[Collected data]
begin

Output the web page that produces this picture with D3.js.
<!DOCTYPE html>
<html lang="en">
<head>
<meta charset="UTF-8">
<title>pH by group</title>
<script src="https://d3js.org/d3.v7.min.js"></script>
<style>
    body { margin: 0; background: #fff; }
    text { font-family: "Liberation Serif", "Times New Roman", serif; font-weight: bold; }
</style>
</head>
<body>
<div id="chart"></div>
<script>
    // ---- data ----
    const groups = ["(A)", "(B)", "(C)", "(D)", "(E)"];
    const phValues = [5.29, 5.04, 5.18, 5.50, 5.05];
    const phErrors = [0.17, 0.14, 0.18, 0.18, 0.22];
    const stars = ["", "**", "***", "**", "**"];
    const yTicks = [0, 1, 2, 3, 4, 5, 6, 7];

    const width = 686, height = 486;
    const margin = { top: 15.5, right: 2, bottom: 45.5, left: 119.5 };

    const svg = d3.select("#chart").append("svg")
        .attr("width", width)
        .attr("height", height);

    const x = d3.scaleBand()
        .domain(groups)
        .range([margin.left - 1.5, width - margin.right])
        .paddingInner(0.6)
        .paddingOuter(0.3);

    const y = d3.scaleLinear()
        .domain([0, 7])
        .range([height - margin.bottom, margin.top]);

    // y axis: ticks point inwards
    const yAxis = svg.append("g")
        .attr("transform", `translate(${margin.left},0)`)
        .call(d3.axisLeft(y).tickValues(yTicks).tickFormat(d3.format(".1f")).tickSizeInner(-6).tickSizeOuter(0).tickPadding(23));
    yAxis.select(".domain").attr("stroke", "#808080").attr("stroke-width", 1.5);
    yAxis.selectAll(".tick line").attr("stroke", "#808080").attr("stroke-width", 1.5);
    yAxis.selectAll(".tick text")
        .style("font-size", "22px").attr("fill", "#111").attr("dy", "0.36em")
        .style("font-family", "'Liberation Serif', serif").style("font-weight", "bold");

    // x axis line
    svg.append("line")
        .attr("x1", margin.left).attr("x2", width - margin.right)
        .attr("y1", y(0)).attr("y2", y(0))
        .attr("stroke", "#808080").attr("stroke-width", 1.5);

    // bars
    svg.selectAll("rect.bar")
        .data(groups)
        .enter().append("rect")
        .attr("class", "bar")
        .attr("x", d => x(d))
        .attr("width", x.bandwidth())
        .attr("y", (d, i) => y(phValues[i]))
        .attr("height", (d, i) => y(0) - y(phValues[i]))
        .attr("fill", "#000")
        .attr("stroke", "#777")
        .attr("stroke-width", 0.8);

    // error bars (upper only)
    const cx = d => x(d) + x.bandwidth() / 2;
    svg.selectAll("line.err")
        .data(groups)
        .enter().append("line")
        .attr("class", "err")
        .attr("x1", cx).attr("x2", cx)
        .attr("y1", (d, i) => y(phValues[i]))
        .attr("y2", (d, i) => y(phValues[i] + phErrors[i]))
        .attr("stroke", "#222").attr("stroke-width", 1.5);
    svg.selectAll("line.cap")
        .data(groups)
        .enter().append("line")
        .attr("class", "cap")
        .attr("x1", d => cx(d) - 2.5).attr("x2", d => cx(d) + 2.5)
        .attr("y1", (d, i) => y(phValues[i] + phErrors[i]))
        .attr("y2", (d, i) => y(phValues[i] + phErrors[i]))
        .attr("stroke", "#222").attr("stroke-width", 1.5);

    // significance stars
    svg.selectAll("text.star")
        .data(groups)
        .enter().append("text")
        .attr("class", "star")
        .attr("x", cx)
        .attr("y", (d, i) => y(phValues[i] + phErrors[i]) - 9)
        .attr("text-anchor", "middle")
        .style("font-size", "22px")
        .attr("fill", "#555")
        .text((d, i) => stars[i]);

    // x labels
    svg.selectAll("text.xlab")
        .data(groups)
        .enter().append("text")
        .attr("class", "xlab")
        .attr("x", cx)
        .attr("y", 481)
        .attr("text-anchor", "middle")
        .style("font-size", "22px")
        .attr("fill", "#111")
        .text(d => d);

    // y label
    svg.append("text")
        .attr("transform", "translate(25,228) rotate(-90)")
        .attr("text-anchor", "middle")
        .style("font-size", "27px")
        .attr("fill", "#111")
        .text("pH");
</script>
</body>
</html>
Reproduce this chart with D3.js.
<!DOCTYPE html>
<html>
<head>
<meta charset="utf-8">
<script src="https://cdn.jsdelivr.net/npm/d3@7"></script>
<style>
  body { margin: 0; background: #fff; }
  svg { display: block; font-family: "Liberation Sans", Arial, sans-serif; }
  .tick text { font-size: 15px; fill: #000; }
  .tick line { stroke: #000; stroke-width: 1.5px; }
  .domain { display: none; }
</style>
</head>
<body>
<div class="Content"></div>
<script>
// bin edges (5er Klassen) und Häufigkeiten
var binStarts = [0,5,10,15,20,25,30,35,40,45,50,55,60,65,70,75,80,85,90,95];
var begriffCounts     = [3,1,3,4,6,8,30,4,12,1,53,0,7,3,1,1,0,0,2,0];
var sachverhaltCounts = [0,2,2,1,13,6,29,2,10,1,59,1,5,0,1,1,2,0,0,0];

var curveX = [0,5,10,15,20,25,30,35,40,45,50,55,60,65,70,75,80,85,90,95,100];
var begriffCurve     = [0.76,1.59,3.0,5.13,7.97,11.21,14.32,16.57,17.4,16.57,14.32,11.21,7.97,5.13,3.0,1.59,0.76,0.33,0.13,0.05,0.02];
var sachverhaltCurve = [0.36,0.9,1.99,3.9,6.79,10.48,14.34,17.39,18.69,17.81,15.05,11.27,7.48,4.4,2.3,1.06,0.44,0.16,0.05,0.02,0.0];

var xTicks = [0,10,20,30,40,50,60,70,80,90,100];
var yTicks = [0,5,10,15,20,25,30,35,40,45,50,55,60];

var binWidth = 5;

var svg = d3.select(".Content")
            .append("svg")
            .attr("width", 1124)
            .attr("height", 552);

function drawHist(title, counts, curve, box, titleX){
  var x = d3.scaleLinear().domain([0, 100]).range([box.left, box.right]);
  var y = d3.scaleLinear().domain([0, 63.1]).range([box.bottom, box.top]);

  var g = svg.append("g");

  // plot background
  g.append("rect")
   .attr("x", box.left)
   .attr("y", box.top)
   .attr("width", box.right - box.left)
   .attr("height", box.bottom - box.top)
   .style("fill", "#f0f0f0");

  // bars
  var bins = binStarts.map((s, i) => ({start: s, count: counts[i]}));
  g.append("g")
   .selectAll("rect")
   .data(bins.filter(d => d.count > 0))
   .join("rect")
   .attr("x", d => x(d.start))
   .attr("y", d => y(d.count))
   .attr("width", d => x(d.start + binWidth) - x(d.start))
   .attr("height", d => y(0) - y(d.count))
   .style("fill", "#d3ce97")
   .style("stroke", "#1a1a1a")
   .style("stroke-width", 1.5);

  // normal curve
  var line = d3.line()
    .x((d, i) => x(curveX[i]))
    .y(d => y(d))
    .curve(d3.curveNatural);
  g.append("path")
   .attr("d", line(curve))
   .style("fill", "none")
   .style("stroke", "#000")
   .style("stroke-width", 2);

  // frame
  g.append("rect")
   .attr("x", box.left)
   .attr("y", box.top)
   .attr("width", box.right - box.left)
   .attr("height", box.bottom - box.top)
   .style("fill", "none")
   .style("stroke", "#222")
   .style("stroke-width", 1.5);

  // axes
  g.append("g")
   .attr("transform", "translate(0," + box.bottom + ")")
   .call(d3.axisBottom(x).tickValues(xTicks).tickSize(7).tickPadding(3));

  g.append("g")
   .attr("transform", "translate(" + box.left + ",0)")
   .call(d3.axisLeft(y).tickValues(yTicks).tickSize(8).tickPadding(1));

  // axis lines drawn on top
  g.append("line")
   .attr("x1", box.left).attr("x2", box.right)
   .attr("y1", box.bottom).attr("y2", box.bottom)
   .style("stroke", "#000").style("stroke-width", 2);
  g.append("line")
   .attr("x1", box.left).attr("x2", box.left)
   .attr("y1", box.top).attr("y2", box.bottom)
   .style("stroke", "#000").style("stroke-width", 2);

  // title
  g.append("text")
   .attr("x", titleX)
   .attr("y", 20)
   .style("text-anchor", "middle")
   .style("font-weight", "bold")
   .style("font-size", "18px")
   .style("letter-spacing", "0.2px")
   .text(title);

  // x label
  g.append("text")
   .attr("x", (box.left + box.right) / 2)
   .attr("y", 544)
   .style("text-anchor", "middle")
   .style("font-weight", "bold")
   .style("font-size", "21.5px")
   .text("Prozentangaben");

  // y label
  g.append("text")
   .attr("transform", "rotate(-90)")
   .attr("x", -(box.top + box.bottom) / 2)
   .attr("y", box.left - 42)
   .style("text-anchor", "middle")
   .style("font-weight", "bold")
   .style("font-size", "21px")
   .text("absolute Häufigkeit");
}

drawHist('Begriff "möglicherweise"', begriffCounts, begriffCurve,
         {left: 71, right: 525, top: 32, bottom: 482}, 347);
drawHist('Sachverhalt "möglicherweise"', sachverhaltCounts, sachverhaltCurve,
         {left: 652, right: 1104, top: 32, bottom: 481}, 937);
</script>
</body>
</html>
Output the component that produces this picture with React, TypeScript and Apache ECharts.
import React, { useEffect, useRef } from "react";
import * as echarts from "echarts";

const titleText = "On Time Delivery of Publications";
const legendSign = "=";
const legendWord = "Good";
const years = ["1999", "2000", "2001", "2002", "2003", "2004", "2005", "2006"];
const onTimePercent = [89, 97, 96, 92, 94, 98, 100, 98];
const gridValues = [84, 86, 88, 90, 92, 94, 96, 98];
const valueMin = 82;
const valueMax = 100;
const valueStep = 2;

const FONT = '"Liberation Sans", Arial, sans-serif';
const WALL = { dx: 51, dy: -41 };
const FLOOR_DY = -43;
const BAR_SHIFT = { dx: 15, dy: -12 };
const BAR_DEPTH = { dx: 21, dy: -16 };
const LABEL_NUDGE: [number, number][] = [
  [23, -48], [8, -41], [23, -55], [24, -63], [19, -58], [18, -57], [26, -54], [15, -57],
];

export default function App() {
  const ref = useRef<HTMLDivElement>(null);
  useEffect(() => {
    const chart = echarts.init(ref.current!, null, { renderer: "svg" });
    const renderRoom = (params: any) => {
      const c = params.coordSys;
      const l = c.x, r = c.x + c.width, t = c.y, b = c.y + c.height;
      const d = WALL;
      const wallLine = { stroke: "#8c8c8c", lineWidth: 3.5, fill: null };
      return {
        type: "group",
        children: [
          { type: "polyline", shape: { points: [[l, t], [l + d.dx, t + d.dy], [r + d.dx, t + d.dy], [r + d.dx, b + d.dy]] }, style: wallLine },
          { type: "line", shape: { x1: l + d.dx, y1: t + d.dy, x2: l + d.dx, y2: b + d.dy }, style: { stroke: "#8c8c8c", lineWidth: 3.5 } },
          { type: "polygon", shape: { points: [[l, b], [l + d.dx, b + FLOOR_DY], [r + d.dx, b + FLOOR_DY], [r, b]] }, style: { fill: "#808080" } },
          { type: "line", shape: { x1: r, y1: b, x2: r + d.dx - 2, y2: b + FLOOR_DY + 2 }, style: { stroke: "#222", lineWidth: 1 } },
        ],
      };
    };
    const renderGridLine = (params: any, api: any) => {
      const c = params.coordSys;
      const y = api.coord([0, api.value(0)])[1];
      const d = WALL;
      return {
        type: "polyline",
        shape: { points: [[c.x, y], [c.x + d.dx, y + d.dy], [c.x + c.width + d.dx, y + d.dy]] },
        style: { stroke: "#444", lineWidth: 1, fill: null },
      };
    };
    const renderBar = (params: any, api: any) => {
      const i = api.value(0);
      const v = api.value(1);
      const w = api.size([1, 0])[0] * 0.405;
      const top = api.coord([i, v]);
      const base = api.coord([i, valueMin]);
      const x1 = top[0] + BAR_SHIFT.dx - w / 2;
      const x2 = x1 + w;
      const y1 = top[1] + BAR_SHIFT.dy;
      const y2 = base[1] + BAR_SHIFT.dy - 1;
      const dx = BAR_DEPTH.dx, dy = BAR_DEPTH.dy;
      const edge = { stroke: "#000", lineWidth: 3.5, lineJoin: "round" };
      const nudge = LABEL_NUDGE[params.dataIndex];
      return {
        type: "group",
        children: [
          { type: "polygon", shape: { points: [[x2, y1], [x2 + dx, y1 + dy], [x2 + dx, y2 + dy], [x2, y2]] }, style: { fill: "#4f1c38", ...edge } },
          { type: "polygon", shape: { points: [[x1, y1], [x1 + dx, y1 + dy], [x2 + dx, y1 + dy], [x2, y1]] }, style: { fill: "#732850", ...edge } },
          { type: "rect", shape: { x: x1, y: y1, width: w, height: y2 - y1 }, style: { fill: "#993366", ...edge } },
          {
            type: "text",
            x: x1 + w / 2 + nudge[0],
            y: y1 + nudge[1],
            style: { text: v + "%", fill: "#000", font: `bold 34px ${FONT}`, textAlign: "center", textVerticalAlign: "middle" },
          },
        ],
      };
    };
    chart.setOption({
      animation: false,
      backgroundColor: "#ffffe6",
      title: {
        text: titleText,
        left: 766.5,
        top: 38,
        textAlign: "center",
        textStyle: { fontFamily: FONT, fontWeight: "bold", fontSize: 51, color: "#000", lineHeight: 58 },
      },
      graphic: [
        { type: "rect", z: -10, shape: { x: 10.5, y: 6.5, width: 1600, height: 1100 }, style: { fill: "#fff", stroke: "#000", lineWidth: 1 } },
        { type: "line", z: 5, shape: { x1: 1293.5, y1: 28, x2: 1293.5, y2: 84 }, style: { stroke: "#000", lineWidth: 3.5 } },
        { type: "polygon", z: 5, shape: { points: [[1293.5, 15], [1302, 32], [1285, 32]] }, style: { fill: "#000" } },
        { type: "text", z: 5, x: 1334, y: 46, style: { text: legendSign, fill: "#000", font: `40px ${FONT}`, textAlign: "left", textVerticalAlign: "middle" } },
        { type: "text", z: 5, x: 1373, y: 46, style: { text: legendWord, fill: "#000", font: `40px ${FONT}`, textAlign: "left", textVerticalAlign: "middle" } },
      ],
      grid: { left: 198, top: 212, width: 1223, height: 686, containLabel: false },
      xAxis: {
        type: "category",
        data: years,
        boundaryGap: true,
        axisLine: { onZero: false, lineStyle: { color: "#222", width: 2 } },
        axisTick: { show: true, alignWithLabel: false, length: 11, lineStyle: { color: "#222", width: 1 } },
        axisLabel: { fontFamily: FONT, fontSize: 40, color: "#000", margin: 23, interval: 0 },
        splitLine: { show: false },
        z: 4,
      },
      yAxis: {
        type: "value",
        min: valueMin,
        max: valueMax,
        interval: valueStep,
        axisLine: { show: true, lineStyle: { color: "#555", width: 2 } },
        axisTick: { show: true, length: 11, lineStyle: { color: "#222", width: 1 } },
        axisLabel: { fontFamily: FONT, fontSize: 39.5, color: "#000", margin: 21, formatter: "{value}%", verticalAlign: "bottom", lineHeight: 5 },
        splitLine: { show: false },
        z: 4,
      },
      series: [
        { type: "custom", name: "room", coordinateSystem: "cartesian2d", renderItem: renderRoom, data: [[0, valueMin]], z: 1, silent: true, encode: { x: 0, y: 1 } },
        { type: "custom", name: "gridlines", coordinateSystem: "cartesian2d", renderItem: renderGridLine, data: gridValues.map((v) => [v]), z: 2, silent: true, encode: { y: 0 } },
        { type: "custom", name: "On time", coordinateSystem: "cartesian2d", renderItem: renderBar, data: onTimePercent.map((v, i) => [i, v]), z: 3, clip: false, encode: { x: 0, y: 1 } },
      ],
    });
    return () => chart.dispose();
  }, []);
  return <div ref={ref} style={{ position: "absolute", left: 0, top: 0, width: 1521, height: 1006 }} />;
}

end

SET EXERCISE:
Produce only the lines from the line containing "Output the component" through the line containing "import * as", inclusive of both, exactly as they stand in the entries above.

FINISHED TASK:
Output the component that produces this picture with React, TypeScript and Apache ECharts.
import React, { useEffect, useRef } from "react";
import * as echarts from "echarts";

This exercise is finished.